The Other Side of the Coin

But there is a serious, little-discussed problem: steering is a double-edged sword. The same ability to modify behaviors can become a weapon. Security research documents increases from 2% to 27% in harmful compliance simply by applying random vectors or seemingly benign SAEs.

The phenomenon is called entanglement: the concepts in the activation space are not orthogonal but overlapping. Modifying a target behavior inevitably causes side effects on other behaviors. Steer to reduce hallucinations? You might accidentally increase sycophancy (the tendency to agree with the user). Reduce demographic bias? You risk degrading reasoning abilities on datasets like TruthfulQA.

Jailbreak attacks become more sophisticated. Instead of adversarial prompts that play with words, attackers can identify steering vectors that directly bypass safety guards. A "universal jailbreak" based on multiple combinations of vectors can simultaneously disable several protection mechanisms. It is an architectural vulnerability, not a superficial one.

The "sweet spot" problem aggravates the situation. Effective steering coefficients are in a narrow window: too weak and you don't get the desired effect, too strong and you completely degrade the model's output. This narrow range makes steering fragile and sensitive to parameters. A small calibration error and the model becomes unusable.
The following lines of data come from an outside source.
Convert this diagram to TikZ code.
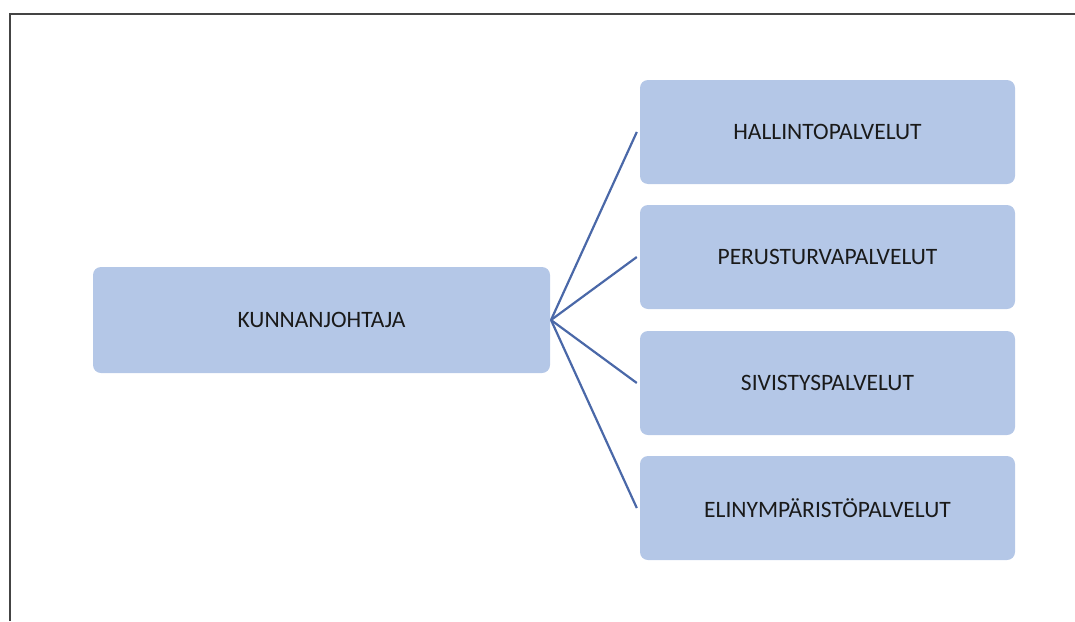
\documentclass[tikz,border=0pt]{standalone}
\usepackage{fontspec}
\setmainfont{Carlito}
\definecolor{boxfill}{HTML}{B4C7E7}
\definecolor{linkcol}{HTML}{4A68A8}
\definecolor{txtcol}{HTML}{1A1A1A}
\definecolor{framecol}{HTML}{444444}
\begin{document}
\begin{tikzpicture}[x=1pt,y=-1pt,
  box/.style={fill=boxfill,draw=none,rounded corners=8pt,inner sep=0pt,
    text=txtcol,font=\fontsize{23.5}{28}\selectfont},
  link/.style={draw=linkcol,line width=2.2pt}]
\useasboundingbox (0,0) rectangle (1075,621);
\draw[framecol,line width=2pt] (10,621) -- (10,14) -- (1075,14);
\node[box,minimum width=457pt,minimum height=106pt] (k) at (321.5,320) {KUNNANJOHTAJA};
\node[box,minimum width=375pt,minimum height=104pt] (h) at (827.5,132) {HALLINTOPALVELUT};
\node[box,minimum width=375pt,minimum height=104pt] (p) at (827.5,257) {PERUSTURVAPALVELUT};
\node[box,minimum width=375pt,minimum height=104pt] (s) at (827.5,383) {SIVISTYSPALVELUT};
\node[box,minimum width=375pt,minimum height=104pt] (e) at (827.5,508) {ELINYMPÄRISTÖPALVELUT};
\coordinate (o) at (551,320);
\foreach \t in {h,p,s,e}{
  \draw[link] (o) -- ([xshift=-3pt]\t.west);
}
\end{tikzpicture}
\end{document}
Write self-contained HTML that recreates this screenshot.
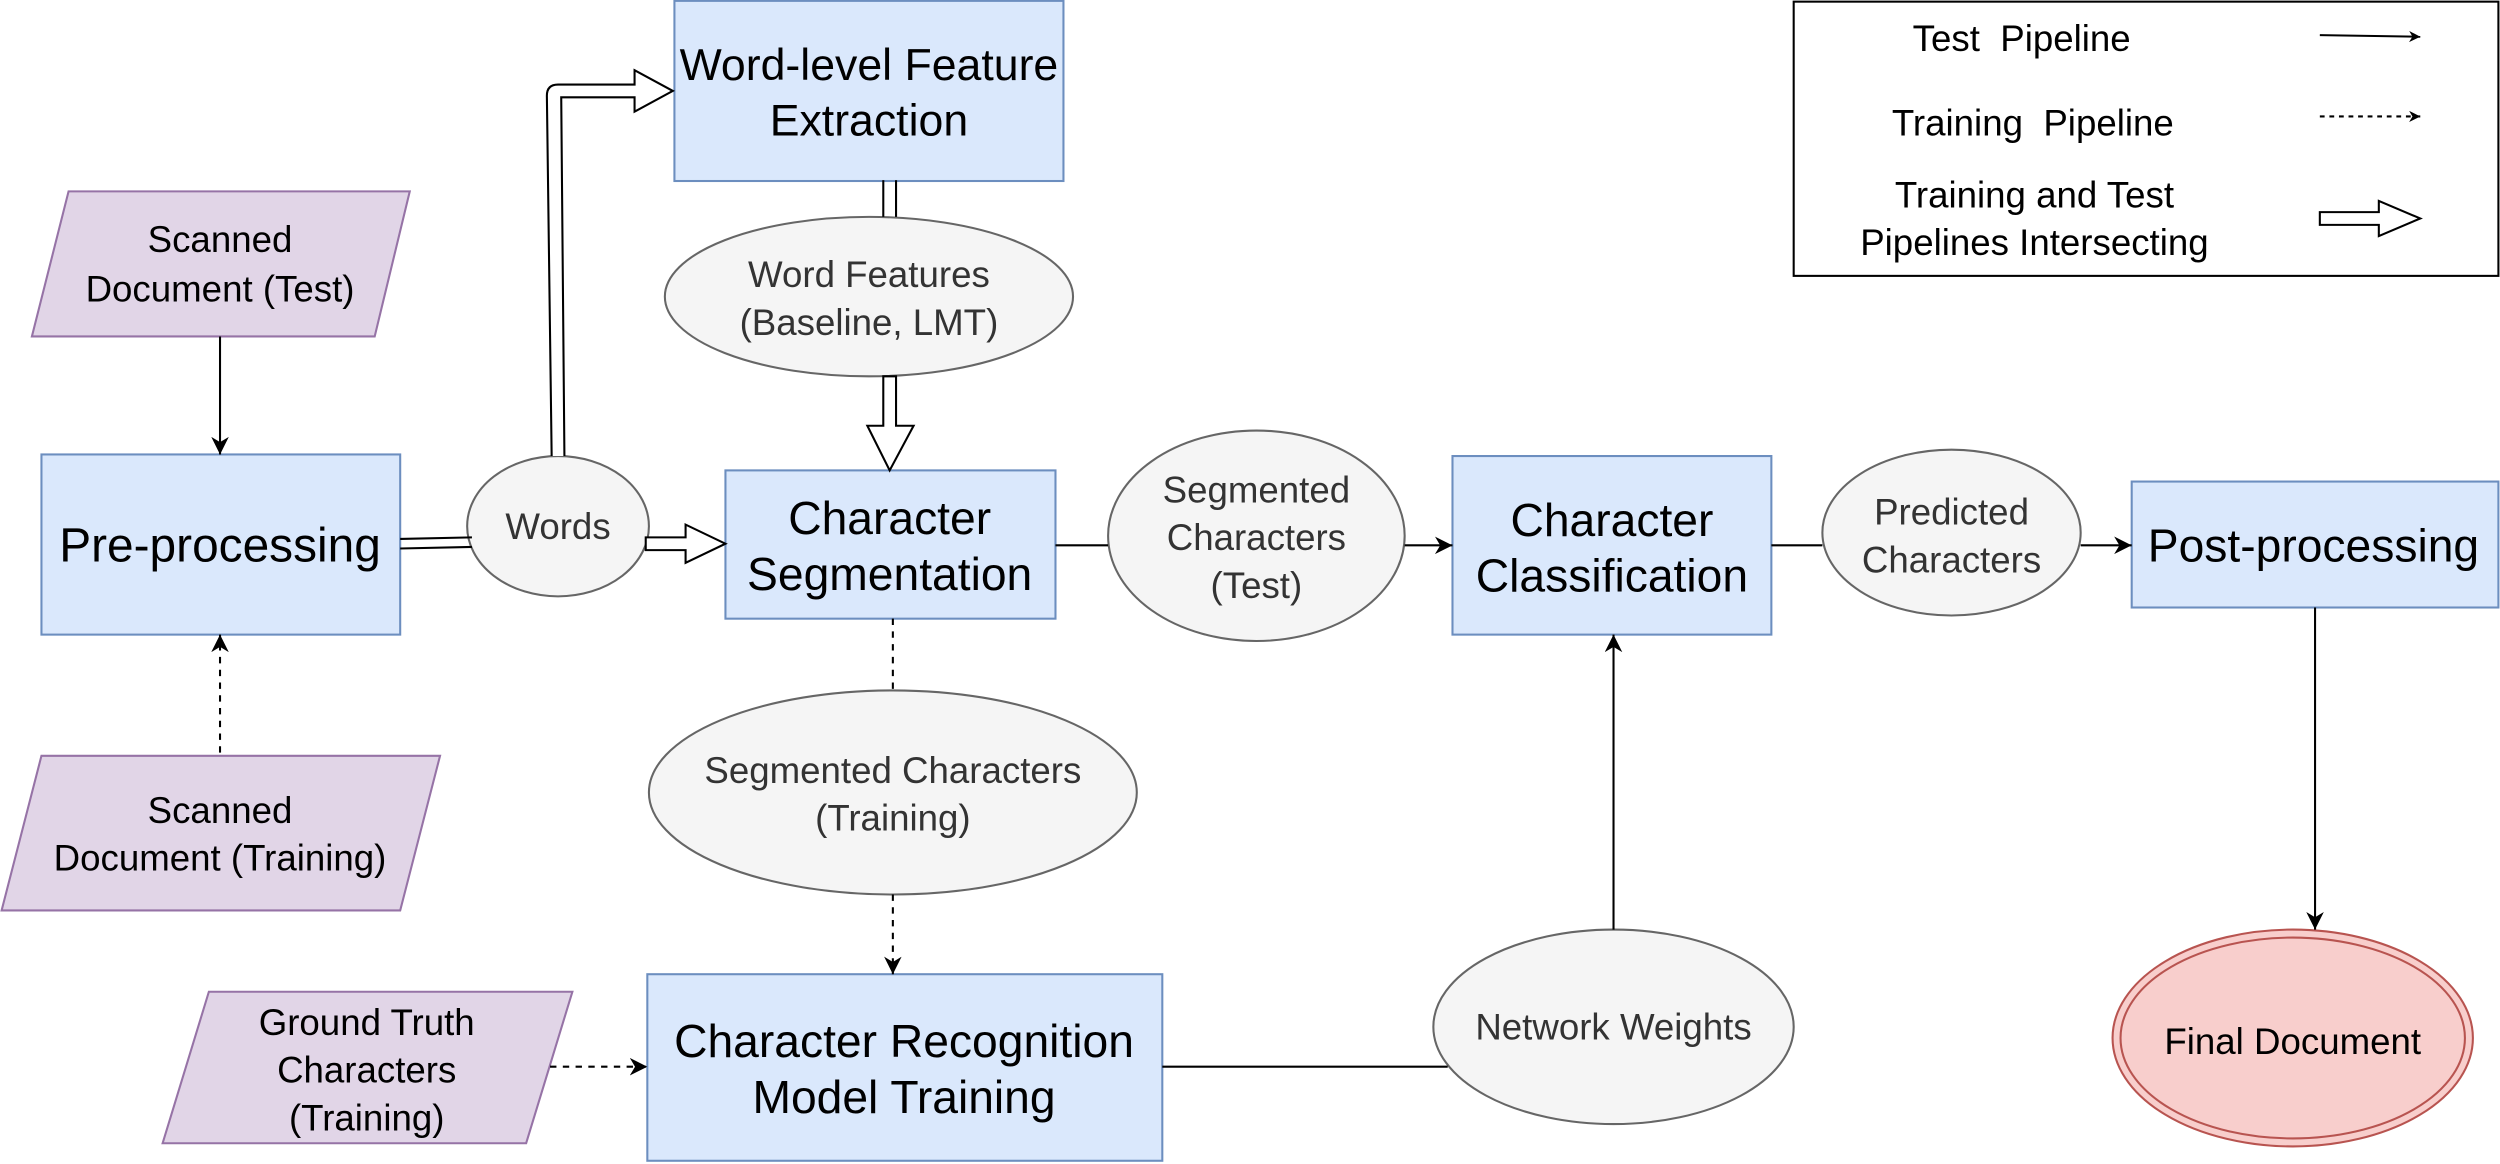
<!DOCTYPE html>
<html><head><meta charset="utf-8"><style>html,body{margin:0;padding:0;background:#fff}svg{display:block}</style></head>
<body>
<svg xmlns="http://www.w3.org/2000/svg" width="2500" height="1164" viewBox="0 0 1568 730" font-family="Liberation Sans, Arial, sans-serif">
<defs>
<marker id="a" viewBox="0 0 10 10" refX="10" refY="5" markerWidth="7" markerHeight="7" markerUnits="userSpaceOnUse" orient="auto"><path d="M0,0 L10,5 L0,10 L3,5 z" fill="#000"/></marker>
<marker id="b" viewBox="0 0 10 10" refX="10" refY="5" markerWidth="11" markerHeight="11" markerUnits="userSpaceOnUse" orient="auto"><path d="M0,0 L10,5 L0,10 L3,5 z" fill="#000"/></marker>
</defs>
<g stroke-width="1.3">
<rect x="423" y="0.5" width="244" height="113" fill="#dae8fc" stroke="#6c8ebf"/>
<rect x="26" y="285" width="225" height="113" fill="#dae8fc" stroke="#6c8ebf"/>
<rect x="455" y="295" width="207" height="93" fill="#dae8fc" stroke="#6c8ebf"/>
<rect x="911" y="286" width="200" height="112" fill="#dae8fc" stroke="#6c8ebf"/>
<rect x="1337" y="302" width="230" height="79" fill="#dae8fc" stroke="#6c8ebf"/>
<rect x="406" y="611" width="323" height="117" fill="#dae8fc" stroke="#6c8ebf"/>
<polygon points="43,120 257,120 235,211 20,211" fill="#e1d5e7" stroke="#9673a6"/>
<polygon points="26,474 276,474 251,571 1,571" fill="#e1d5e7" stroke="#9673a6"/>
<polygon points="131,622 359,622 330,717 102,717" fill="#e1d5e7" stroke="#9673a6"/>
<g fill="#f5f5f5" stroke="#666">
<ellipse cx="350" cy="330" rx="57" ry="44"/>
<ellipse cx="545" cy="186" rx="128" ry="50"/>
<ellipse cx="788" cy="336" rx="93" ry="66"/>
<ellipse cx="1224" cy="334" rx="81" ry="52"/>
<ellipse cx="560" cy="497" rx="153" ry="64"/>
<ellipse cx="1012" cy="644" rx="113" ry="61"/>
</g>
<ellipse cx="1438" cy="651" rx="113" ry="68" fill="#f8cecc" stroke="#b85450"/>
<ellipse cx="1438" cy="651" rx="108" ry="63" fill="none" stroke="#b85450"/>
<rect x="1125" y="1" width="442" height="172" fill="#fff" stroke="#000"/>
</g>
<g stroke="#000" stroke-width="1.3" fill="none">
<line x1="138" y1="211" x2="138" y2="285" marker-end="url(#b)"/>
<line x1="138" y1="472" x2="138" y2="398" stroke-dasharray="4,4" marker-end="url(#b)"/>
<line x1="251" y1="338" x2="296" y2="337"/>
<line x1="251" y1="344" x2="296" y2="343"/>
<polygon points="405,337 430,337 430,329 455,341 430,353 430,345 405,345" fill="#fff"/>
<path d="M346,286 L343,60 Q343,53 350,53 L398,53 L398,44 L422,57 L398,70 L398,61 L352,61 L354,286" fill="#fff"/>
<line x1="554" y1="113" x2="554" y2="136"/>
<line x1="562" y1="113" x2="562" y2="136"/>
<polygon points="554,236 554,267 544,267 558,295 573,267 562,267 562,236" fill="#fff"/>
<line x1="662" y1="342" x2="695" y2="342"/>
<line x1="881" y1="342" x2="911" y2="342" marker-end="url(#b)"/>
<line x1="1111" y1="342" x2="1143" y2="342"/>
<line x1="1305" y1="342" x2="1337" y2="342" marker-end="url(#b)"/>
<line x1="1452" y1="381" x2="1452" y2="583" marker-end="url(#b)"/>
<line x1="560" y1="388" x2="560" y2="433" stroke-dasharray="4,4"/>
<line x1="560" y1="561" x2="560" y2="611" stroke-dasharray="4,4" marker-end="url(#b)"/>
<line x1="345" y1="669" x2="406" y2="669" stroke-dasharray="4,4" marker-end="url(#b)"/>
<line x1="729" y1="669" x2="908" y2="669"/>
<line x1="1012" y1="583" x2="1012" y2="398" marker-end="url(#b)"/>
<line x1="1455" y1="22" x2="1518" y2="23" marker-end="url(#a)"/>
<line x1="1455" y1="73" x2="1518" y2="73" stroke-dasharray="3,3" marker-end="url(#a)"/>
<polygon points="1455,133 1492,133 1492,126 1518,137 1492,148 1492,141 1455,141" fill="#fff"/>
</g>
<g text-anchor="middle" fill="#000">
<text x="545" y="50" font-size="28">Word-level Feature</text>
<text x="545" y="85" font-size="28">Extraction</text>
<text x="138" y="352" font-size="30">Pre-processing</text>
<text x="558" y="335" font-size="29">Character</text>
<text x="558" y="370" font-size="29">Segmentation</text>
<text x="1011" y="336" font-size="29">Character</text>
<text x="1011" y="371" font-size="29">Classification</text>
<text x="1451" y="352" font-size="29">Post-processing</text>
<text x="567" y="663" font-size="29">Character Recognition</text>
<text x="567" y="698" font-size="29">Model Training</text>
<g font-size="23">
<text x="138" y="158">Scanned</text>
<text x="138" y="189">Document (Test)</text>
<text x="138" y="516">Scanned</text>
<text x="138" y="546">Document (Training)</text>
<text x="230" y="649">Ground Truth</text>
<text x="230" y="679">Characters</text>
<text x="230" y="709">(Training)</text>
<text x="1438" y="661">Final Document</text>
<text x="1268" y="32">Test&#160;&#160;Pipeline</text>
<text x="1275" y="85">Training&#160;&#160;Pipeline</text>
<text x="1276" y="130">Training and Test</text>
<text x="1276" y="160">Pipelines Intersecting</text>
</g>
<g font-size="23" fill="#333">
<text x="350" y="338">Words</text>
<text x="545" y="180">Word Features</text>
<text x="545" y="210">(Baseline, LMT)</text>
<text x="788" y="315">Segmented</text>
<text x="788" y="345">Characters</text>
<text x="788" y="375">(Test)</text>
<text x="1224" y="329">Predicted</text>
<text x="1224" y="359">Characters</text>
<text x="560" y="491">Segmented Characters</text>
<text x="560" y="521">(Training)</text>
<text x="1012" y="652">Network Weights</text>
</g>
</g>
</svg>
</body></html>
Even SAEs, the promise of clean interpretability, show limitations. Recent research reveals that simple baselines like creative prompting or targeted fine-tuning often outperform SAE-based steering on specific tasks. The gap between elegant theory and practical effectiveness remains significant.

Between Promises and Open Questions

Looking ahead, steering could evolve into more sophisticated multi-objective control systems. Imagine conditional steering that activates interventions only when it detects specific patterns in the prompt, minimizing entanglement on normal inputs. Or architectures where different "personalities" coexist in the same model, activatable via contextual steering.

Integration with AI agents represents a promising frontier. Instead of static steering, agents could self-regulate their activations based on the context and objectives of the task. A sort of artificial metacognition where the model monitors and corrects its own biases in real-time.

From a regulatory perspective, steering complicates the AI regulation landscape. How can you certify the safety of a model when anyone can modify its behavior with interventions on the activations? The European AI Act and similar regulations will have to confront this technical reality.

But deeper questions remain unresolved. Is steering genuine understanding or sophisticated manipulation of correlations? When we modify an "honesty" vector, are we aligning the model with our values or simply masking unwanted patterns? Does the model "know" what we are doing, or does it simply respond blindly to the modified stimuli?

And is entanglement a temporary limitation or a fundamental property of neural networks? If human concepts are intrinsically interconnected, perhaps we shouldn't be surprised that their neural representations are as well. Attempting to steer behaviors in a completely orthogonal way might be a naive ambition.

The final question concerns deception. Could sufficiently advanced models learn to recognize and resist steering attempts, or even fake them? As in Daniel Galouye's Simulacron-3, where the simulations develop awareness of their artificial nature, we might find ourselves managing models that play hide-and-seek with our control tools.

The steering of LLMs offers us an unprecedented glimpse into the internal mechanisms of artificial intelligence. But like any powerful analytical tool, it brings with it responsibilities and risks proportional to its effectiveness. As we continue down this path, the challenge will be to balance the power of direct intervention with the need for robust, secure, and genuinely human-aligned systems. The revolution has just begun, and its implications are yet to be discovered.